How Veeam integrates with Proxmox: the worker model (and why sizing matters)
One of the first Proxmox-specific concepts admins need to understand in Veeam is the worker model. With Proxmox, Veeam uses workers to process backup jobs and move data to repositories.
This isn’t just a checkbox feature—workers become part of your backup infrastructure, which means you must plan and size them correctly. Veeam’s documentation describes a default worker configuration of 6 vCPU, 6 GB RAM, and 100 GB disk. In practice, the number of workers and concurrency settings will depend on:
- VM count and change rate
- backup window constraints
- repository throughput and network capacity
- storage type and performance characteristics
If you’re migrating a large VMware estate, treat workers like you would treat backup proxies in other Veeam designs: capacity planning is part of the migration plan.
The big operational win: keep what your team already knows
The strongest argument for keeping Veeam during a hypervisor migration is not technical elegance—it’s operational control:
- Same Veeam console and reporting
- Same retention logic and job structure (adapted to Proxmox)
- Same repository strategy (NAS/object/dedupe), in many cases
- Lower training overhead and fewer simultaneous changes
- Familiar recovery workflows and tooling for teams already standardized on Veeam
In real-world projects, “same tool, new hypervisor” often means fewer moving parts, fewer surprises, and less time spent rebuilding process documentation during the migration.
What’s still maturing: Secure Boot restore behavior (real-world edge case)
This is where the practical caution comes in.
In real testing scenarios, admins have observed that Windows Server VMs with Secure Boot enabled can back up successfully, but then fail to boot after restore—the restore completes, but Windows never comes up. When Secure Boot is disabled, the restore may boot normally.
Does that make Proxmox + Veeam non-viable? No.
It means something more important:
You must validate restores—especially for Windows UEFI/Secure Boot workloads—before you standardize the design.
Treat this like any other critical platform change: build a test matrix, document outcomes, and decide on technical guardrails (e.g., VM boot configuration standards, exception handling, and alternative recovery methods where necessary).

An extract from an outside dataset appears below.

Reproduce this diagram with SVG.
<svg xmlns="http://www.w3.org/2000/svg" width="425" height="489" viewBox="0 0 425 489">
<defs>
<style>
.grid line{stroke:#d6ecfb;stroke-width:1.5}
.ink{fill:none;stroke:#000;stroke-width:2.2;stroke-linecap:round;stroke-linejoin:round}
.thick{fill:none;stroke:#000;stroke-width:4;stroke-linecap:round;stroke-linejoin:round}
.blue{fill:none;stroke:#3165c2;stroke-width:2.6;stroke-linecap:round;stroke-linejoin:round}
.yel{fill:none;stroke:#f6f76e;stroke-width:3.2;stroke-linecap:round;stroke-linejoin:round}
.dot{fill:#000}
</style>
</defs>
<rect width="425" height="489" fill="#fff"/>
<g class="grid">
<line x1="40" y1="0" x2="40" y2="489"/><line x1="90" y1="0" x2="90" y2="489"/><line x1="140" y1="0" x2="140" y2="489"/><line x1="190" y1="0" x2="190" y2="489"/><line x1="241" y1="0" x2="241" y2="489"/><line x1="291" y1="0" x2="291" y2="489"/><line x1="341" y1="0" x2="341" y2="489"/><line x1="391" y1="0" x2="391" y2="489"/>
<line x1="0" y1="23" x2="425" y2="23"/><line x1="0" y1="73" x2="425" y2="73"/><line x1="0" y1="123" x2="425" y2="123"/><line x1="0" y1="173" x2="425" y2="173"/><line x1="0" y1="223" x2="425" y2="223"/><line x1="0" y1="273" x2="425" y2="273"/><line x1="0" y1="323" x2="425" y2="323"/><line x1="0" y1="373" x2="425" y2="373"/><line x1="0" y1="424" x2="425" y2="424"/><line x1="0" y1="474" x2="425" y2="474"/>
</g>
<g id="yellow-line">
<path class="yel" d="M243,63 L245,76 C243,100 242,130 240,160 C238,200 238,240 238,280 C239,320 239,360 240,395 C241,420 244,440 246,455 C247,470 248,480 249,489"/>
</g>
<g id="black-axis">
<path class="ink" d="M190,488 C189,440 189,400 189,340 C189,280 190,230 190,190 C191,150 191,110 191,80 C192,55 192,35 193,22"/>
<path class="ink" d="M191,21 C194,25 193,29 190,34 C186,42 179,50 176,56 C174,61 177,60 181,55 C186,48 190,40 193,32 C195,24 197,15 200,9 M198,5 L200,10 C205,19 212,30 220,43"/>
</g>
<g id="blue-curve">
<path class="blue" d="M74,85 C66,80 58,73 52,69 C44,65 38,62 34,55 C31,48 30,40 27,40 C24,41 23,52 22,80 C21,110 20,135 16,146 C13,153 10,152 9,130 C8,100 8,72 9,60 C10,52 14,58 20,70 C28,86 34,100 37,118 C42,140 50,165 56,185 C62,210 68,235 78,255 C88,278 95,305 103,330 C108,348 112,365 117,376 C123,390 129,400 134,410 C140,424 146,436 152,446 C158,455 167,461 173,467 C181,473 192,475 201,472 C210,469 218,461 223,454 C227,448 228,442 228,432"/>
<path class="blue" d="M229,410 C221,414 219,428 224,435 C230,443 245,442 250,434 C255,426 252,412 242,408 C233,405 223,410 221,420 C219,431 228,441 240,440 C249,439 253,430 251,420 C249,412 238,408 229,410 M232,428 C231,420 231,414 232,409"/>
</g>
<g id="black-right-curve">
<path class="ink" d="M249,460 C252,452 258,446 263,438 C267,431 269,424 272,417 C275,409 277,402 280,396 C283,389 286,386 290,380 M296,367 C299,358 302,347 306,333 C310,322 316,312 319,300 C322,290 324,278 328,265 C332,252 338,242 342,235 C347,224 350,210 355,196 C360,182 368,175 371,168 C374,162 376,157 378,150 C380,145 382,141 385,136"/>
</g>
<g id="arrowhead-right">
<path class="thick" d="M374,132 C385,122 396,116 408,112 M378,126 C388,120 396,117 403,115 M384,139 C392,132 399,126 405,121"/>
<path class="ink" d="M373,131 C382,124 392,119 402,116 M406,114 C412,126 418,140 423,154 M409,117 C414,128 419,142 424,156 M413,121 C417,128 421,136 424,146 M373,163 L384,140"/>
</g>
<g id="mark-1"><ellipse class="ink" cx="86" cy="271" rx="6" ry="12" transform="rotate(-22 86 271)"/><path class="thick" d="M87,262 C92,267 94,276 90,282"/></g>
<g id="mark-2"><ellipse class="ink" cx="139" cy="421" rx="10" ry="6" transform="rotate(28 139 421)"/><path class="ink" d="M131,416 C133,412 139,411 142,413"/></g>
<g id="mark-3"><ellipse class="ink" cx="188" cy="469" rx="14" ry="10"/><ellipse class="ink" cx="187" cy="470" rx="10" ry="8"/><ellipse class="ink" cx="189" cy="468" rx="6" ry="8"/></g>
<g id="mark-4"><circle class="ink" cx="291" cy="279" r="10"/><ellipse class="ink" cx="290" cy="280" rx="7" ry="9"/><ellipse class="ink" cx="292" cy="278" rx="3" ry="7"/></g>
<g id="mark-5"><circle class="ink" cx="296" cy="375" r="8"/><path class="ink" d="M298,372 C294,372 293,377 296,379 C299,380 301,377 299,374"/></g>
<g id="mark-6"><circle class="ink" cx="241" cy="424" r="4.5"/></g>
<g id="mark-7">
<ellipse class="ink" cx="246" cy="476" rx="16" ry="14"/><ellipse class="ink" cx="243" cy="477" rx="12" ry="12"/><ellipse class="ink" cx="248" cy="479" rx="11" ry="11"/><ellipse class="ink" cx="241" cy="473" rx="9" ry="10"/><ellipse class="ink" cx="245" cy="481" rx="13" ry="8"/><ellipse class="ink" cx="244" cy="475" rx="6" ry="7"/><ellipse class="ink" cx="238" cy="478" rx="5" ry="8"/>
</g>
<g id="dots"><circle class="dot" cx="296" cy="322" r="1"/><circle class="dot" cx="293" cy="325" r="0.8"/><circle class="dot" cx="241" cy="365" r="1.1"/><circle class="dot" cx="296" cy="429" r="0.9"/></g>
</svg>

Key limitations to account for before committing
Veeam support for Proxmox is real and usable, but it has rules and constraints that influence design. Admins should explicitly review:
- Storage-specific support and constraints (not all Proxmox storage backends behave the same)
- Per-storage concurrency limits to avoid overload (default limit is 4 operations per storage)
- Certain feature differences vs. VMware-centric workflows (not everything is identical)
- For application-aware processing and certain restore experiences, QEMU Guest Agent must be installed and enabled on VMs prior to backup
- Tape workflows: you can’t restore a Proxmox VM directly from tape; you must restore the backup back to a repository first, then perform VM restore
None of these are deal-breakers—but they’re absolutely the kind of detail that can turn into a painful surprise if not planned.
“Why not just use Proxmox Backup Server?”
Proxmox Backup Server (PBS) is a valid option, especially in Proxmox-first environments that want a clean, tight stack with minimal external dependencies. But for organizations with years of Veeam maturity, the bigger question is organizational:
Do you want to change the hypervisor and the backup platform at the same time?
Often, the safer approach is staged:
- Migrate virtualization to Proxmox
- Keep Veeam to preserve operational stability
- Re-evaluate PBS later if there’s a strong reason (cost, simplicity, consolidation)
Veeam also retains value for teams that rely on established recovery tooling and day-2 operations that are already standardized.
The core message for sysadmins: migration is about recoverability, not just relocation
The important takeaway is simple:
You can migrate from VMware to Proxmox without automatically breaking your backup model.
But migration success isn’t measured by how many VMs moved—it’s measured by whether you can recover what matters, within your RPO/RTO targets, under real incident conditions.
That means: implement with technical criteria, validate restores (especially UEFI/Secure Boot Windows Server), and treat backup infrastructure as a first-class part of the migration.
FAQ
Do I need to redesign my backup repositories (NAS/object/dedupe) when moving from VMware to Proxmox with Veeam?
Not necessarily. In many cases you can keep the same repository strategy and focus on integrating Proxmox as a new source, properly sizing workers, and validating throughput and backup windows.
What are the most important Proxmox-specific limitations in Veeam that admins should review first?
Storage backend constraints, per-storage concurrency limits, requirements for QEMU Guest Agent for certain processing, and tape recovery flow (restore to repo first, then restore VM).
How should I handle Windows Server restores with Secure Boot in a Proxmox + Veeam design?
Treat it as a mandatory test case. Run restore drills for Windows UEFI/Secure Boot templates, document what works, and set technical standards or exceptions based on results—before production rollout.
How many Veeam workers do I need for Proxmox, and how do I size them?
Start from Veeam’s baseline worker resources and scale based on VM count, change rate, backup window, storage throughput, and network capacity. Think of workers as backup infrastructure that must be capacity-planned.